One cellphone billing plan allows customers to upgrade to a new device in less than two years. Another allows a pool of data to be shared across multiple devices. Yet another offers unlimited data, but only at slower Internet speeds. All these perks are there for the taking, yet the average wireless telephone bill continues with its monthly sting.
Confused yet?
Welcome to the confounding world of cellphone billing plans. Even executives at wireless telephone companies say their industry has created a Tower of Babel of competing plans, with highly specific requirements and offerings and even, in many cases, unique language buried in the fine print.
For cellphone customers, all this competition has meant they occasionally receive more for their money, or they might even obtain a better deal when they switch to a different phone carrier. However, with that savings opportunity has come the risk of telephone bill surprises, even for knowledgeable consumers.
“I think we’re propagating some confusion in the marketplace — us as an industry,” AT&T Mobility Inc chief executive officer Glenn Lurie said in a recent interview. “There’s been so much noise that customers are getting confused.”
It all started nearly two years ago, when T-Mobile USA Inc killed the traditional two-year contract, a move that shook the wireless industry. In the past, a phone subscriber signed a two-year contract to buy a telephone for a discounted price and paid a flat monthly bill. With T-Mobile’s new contract-free plan, a customer could pay the full price for a smartphone in monthly installments and the bill would be reduced once the phone was fully paid off.
The move set off a flurry of changes among carriers. Verizon Wireless, AT&T and Sprint responded with similar contract-free plans that allowed people to pay for their own devices in exchange for lower rates.
However, that was just round one.
“Since there are new deals every couple of weeks, even if you go with the best deal today, things might change tomorrow,” independent telecommunications analyst Jan Dawson said. “Ultimately, all this is good for consumers, but it takes more work now than it did to figure out the best deal.”
In February, AT&T and Verizon expanded the data packages for their family plans. AT&T offered 10 gigabytes of data for families to share, starting at US$130 per month for a family of two.
However, then there was the fine print: Brand-new customers signing up for the family plan would have to choose AT&T’s contract-free plan, Next, and pay off a telephone in monthly installments. Or they would have to provide their own device, like an iPhone bought from Craigslist. Or they would have to buy a new cellphone at full cost from AT&T.
Existing customers could sign up for the new family plan, but they would have to meet the same criteria once their contracts were up.

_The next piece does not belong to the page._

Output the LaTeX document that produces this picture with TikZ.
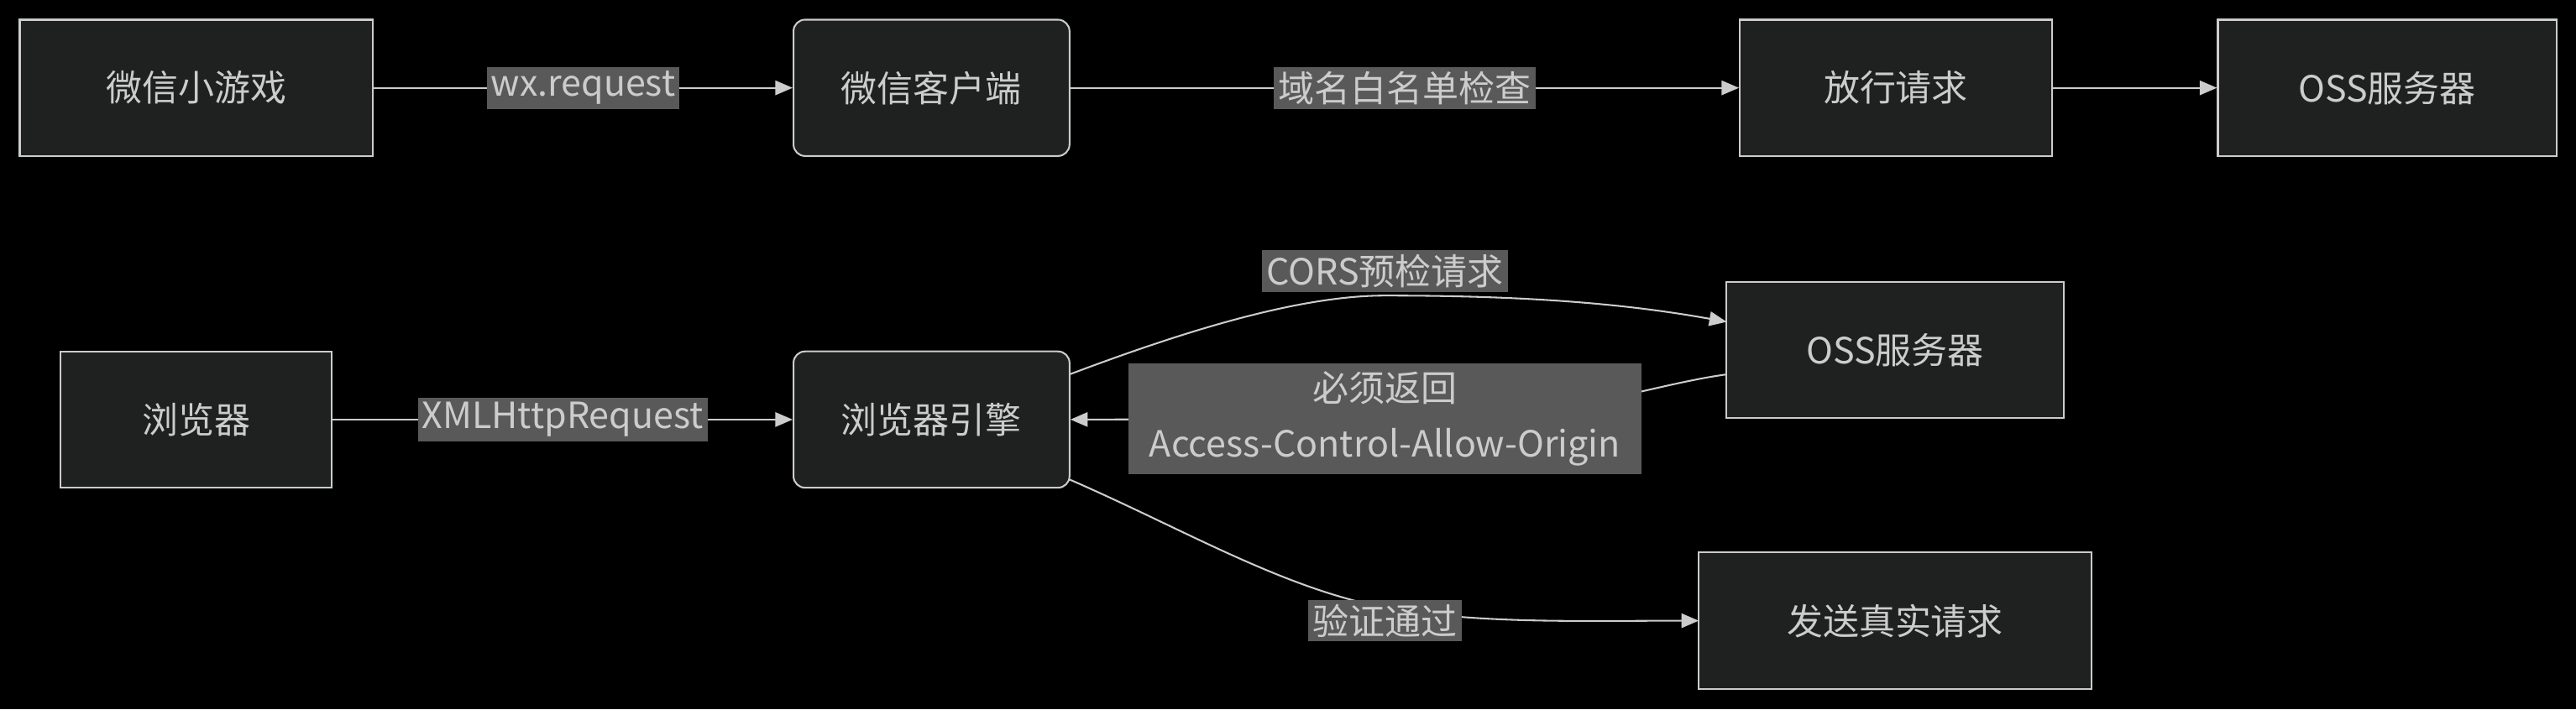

Also in February, Verizon sweetened its family plans, but it offered discounts only for certain types of customers. For example, subscribers to Verizon’s Edge program — an option to pay off a telephone over monthly installments — got US$15 off their bill.
This month, Sprint said it would, for a limited time, cut the bills of any Verizon and AT&T customers in half if they switched to Sprint, with one big caveat: Sprint said it could not promise that customers would be billed the same rates for future device upgrades.
On Dec. 16, T-Mobile announced an offer to roll over customers’ unused mobile data month after month. It was reminiscent of older phone plans, but remarkable in today’s market because cellphone customers often buy more data than they need to hedge against running out and paying more for going over.
Industry insiders acknowledge that, short of creating a spreadsheet to sort out the pitches, expecting consumers to navigate all of these offers is unrealistic.
“We’re in a state of the industry where the carriers have sown a massive amount of confusion,” T-Mobile USA chief marketing officer Mike Sievert said in a telephone interview. “Can you even decipher what’s going on with the carriers anymore?”
Sievert said T-Mobile’s goal with Data Stash, its new offering for rolling over unused data to the next month, was that customers would no longer have to guess how much data they would use every month.
Even T-Mobile’s plans can be confusing. Its plans are advertised as including unlimited data. However, what actually happens is that users pay for a bucket of high-speed data, and once it is depleted, the cellphone’s data connection is switched over to slower speeds. While the slower Internet data is marketed as unlimited, critics have said it is so slow that it is unusable. T-Mobile separately offers a plan with unlimited high-speed data.
“A T-Mobile user might be really disappointed in the end if they think they have an unlimited data plan, and then when they hit the ceiling of 1 or 3 gigs, it’s pretty much denial of service because you cannot use your phone,” said Toni Toikka, chairman of Alekstra, a research company that studies cellphone bills.